======== Source excerpt

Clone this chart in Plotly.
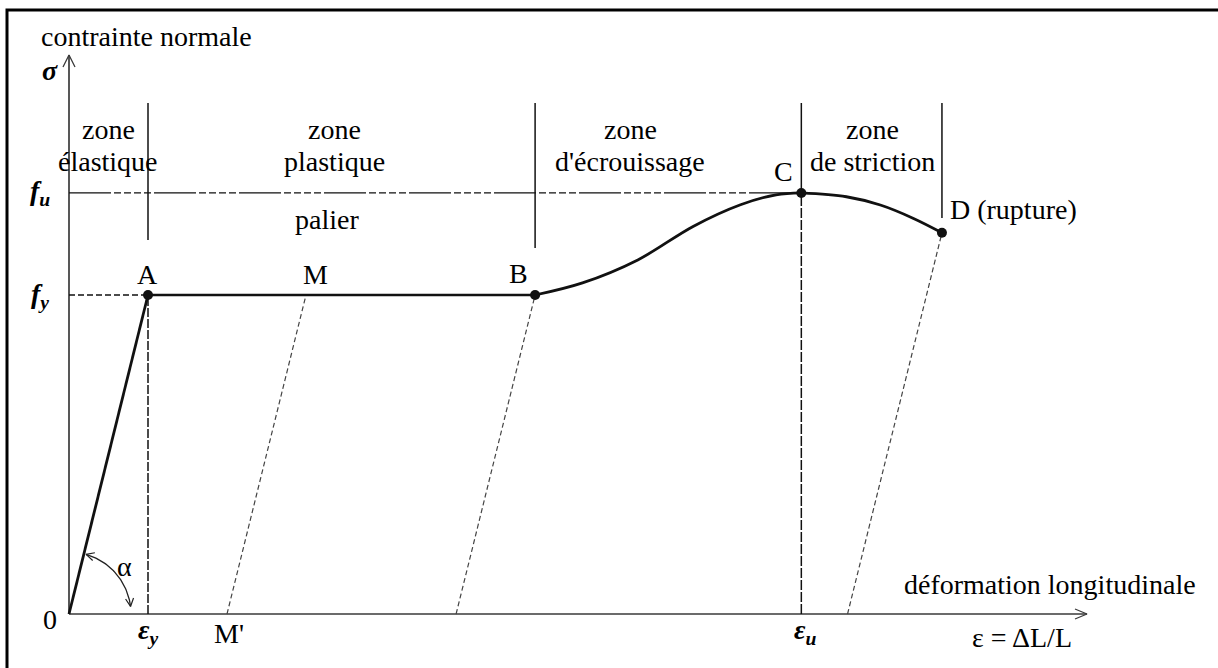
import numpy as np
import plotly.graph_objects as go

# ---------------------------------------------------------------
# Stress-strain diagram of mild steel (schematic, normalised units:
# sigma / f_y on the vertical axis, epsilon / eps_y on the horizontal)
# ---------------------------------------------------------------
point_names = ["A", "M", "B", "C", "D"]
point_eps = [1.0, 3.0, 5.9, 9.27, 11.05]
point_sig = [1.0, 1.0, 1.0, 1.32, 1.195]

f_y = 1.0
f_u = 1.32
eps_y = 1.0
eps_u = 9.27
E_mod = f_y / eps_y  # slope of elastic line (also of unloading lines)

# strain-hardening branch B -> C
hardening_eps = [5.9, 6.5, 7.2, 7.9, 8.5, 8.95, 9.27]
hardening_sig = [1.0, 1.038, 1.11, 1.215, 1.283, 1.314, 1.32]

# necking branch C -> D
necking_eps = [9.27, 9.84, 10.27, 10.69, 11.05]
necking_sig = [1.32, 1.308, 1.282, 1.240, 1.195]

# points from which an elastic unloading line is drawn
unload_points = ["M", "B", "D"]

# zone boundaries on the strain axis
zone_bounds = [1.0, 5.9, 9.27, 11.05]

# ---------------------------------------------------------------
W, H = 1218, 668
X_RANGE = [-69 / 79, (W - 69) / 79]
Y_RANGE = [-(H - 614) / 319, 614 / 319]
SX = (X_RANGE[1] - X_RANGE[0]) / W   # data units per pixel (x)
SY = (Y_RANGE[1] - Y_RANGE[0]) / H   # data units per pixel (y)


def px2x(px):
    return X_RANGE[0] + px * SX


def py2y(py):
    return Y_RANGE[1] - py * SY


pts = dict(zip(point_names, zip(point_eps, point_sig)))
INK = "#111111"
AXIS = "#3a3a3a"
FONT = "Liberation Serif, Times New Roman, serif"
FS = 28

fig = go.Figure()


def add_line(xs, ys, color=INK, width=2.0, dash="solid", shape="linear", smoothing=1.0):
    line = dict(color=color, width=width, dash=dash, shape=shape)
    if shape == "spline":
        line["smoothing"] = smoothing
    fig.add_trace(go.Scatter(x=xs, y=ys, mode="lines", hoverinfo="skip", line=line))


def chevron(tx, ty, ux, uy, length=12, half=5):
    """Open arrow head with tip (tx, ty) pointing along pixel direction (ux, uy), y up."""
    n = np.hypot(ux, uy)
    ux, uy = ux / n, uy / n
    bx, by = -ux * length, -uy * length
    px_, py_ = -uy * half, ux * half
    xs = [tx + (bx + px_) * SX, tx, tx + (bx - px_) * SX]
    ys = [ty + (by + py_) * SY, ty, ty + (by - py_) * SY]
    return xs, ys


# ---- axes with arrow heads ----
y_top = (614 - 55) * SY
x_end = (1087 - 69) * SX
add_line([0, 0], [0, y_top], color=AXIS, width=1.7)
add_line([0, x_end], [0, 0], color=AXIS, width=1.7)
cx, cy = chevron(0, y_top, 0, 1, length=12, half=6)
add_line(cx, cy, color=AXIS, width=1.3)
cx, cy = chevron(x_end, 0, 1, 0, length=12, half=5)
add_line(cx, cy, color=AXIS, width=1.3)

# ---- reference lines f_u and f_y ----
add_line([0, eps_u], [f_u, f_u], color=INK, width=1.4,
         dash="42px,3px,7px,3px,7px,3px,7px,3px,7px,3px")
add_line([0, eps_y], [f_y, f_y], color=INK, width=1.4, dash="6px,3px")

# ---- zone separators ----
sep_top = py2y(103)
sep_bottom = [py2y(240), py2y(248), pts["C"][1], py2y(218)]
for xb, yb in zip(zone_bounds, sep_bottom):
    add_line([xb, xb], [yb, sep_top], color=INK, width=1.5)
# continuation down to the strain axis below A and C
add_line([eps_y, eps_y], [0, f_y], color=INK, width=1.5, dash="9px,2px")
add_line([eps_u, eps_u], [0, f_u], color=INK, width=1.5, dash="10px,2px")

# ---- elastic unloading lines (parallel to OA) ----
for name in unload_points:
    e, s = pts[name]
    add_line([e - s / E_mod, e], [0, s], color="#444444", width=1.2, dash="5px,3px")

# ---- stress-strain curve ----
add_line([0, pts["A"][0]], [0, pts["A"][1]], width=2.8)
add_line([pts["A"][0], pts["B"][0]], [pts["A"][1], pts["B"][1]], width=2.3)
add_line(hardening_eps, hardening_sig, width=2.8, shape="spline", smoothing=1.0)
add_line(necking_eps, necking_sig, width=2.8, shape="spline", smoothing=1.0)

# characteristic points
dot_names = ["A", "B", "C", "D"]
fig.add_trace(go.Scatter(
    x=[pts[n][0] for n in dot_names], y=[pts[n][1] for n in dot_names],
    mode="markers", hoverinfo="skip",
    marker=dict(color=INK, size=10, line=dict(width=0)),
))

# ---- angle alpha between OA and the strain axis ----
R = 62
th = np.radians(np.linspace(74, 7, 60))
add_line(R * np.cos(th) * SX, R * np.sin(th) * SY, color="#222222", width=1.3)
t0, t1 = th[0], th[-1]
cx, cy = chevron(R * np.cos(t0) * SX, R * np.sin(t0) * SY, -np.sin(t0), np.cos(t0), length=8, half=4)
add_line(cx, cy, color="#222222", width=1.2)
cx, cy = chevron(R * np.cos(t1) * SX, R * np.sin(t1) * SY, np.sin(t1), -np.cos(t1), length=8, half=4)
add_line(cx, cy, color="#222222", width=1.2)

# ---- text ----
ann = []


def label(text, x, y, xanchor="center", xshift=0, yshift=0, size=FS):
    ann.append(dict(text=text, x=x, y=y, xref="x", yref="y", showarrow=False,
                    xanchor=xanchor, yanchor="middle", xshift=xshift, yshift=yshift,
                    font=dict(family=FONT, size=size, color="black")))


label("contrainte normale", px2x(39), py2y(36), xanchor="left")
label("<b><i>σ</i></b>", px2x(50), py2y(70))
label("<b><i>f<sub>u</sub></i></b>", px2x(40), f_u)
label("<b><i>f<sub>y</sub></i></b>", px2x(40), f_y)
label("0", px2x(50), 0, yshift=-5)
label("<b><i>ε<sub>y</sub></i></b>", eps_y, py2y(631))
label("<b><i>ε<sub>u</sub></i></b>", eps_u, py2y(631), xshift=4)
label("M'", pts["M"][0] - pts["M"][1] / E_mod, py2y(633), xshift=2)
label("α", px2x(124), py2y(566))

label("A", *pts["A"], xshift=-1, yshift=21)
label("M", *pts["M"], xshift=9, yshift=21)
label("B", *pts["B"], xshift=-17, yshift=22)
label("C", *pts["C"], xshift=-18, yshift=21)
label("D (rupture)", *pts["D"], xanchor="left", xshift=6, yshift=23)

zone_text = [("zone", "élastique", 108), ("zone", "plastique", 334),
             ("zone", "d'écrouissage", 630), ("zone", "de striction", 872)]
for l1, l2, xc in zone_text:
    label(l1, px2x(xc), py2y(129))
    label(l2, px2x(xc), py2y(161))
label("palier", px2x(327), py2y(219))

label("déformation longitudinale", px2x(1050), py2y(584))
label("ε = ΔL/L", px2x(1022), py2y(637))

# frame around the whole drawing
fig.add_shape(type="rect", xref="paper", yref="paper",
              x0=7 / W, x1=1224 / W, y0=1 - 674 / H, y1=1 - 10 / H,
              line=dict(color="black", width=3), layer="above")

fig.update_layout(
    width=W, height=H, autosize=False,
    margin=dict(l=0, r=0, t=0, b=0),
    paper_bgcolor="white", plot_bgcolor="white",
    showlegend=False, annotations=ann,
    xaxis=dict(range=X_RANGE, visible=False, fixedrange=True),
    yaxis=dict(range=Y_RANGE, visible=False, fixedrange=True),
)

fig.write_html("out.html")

================

Exercise directions. Return only the lines from the start of the data through the line that contains "return xs, ys", please, copying them exactly and omitting all pictures.

Answer below.
Clone this chart in Plotly.
import numpy as np
import plotly.graph_objects as go

# ---------------------------------------------------------------
# Stress-strain diagram of mild steel (schematic, normalised units:
# sigma / f_y on the vertical axis, epsilon / eps_y on the horizontal)
# ---------------------------------------------------------------
point_names = ["A", "M", "B", "C", "D"]
point_eps = [1.0, 3.0, 5.9, 9.27, 11.05]
point_sig = [1.0, 1.0, 1.0, 1.32, 1.195]

f_y = 1.0
f_u = 1.32
eps_y = 1.0
eps_u = 9.27
E_mod = f_y / eps_y  # slope of elastic line (also of unloading lines)

# strain-hardening branch B -> C
hardening_eps = [5.9, 6.5, 7.2, 7.9, 8.5, 8.95, 9.27]
hardening_sig = [1.0, 1.038, 1.11, 1.215, 1.283, 1.314, 1.32]

# necking branch C -> D
necking_eps = [9.27, 9.84, 10.27, 10.69, 11.05]
necking_sig = [1.32, 1.308, 1.282, 1.240, 1.195]

# points from which an elastic unloading line is drawn
unload_points = ["M", "B", "D"]

# zone boundaries on the strain axis
zone_bounds = [1.0, 5.9, 9.27, 11.05]

# ---------------------------------------------------------------
W, H = 1218, 668
X_RANGE = [-69 / 79, (W - 69) / 79]
Y_RANGE = [-(H - 614) / 319, 614 / 319]
SX = (X_RANGE[1] - X_RANGE[0]) / W   # data units per pixel (x)
SY = (Y_RANGE[1] - Y_RANGE[0]) / H   # data units per pixel (y)


def px2x(px):
    return X_RANGE[0] + px * SX


def py2y(py):
    return Y_RANGE[1] - py * SY


pts = dict(zip(point_names, zip(point_eps, point_sig)))
INK = "#111111"
AXIS = "#3a3a3a"
FONT = "Liberation Serif, Times New Roman, serif"
FS = 28

fig = go.Figure()


def add_line(xs, ys, color=INK, width=2.0, dash="solid", shape="linear", smoothing=1.0):
    line = dict(color=color, width=width, dash=dash, shape=shape)
    if shape == "spline":
        line["smoothing"] = smoothing
    fig.add_trace(go.Scatter(x=xs, y=ys, mode="lines", hoverinfo="skip", line=line))


def chevron(tx, ty, ux, uy, length=12, half=5):
    """Open arrow head with tip (tx, ty) pointing along pixel direction (ux, uy), y up."""
    n = np.hypot(ux, uy)
    ux, uy = ux / n, uy / n
    bx, by = -ux * length, -uy * length
    px_, py_ = -uy * half, ux * half
    xs = [tx + (bx + px_) * SX, tx, tx + (bx - px_) * SX]
    ys = [ty + (by + py_) * SY, ty, ty + (by - py_) * SY]
    return xs, ys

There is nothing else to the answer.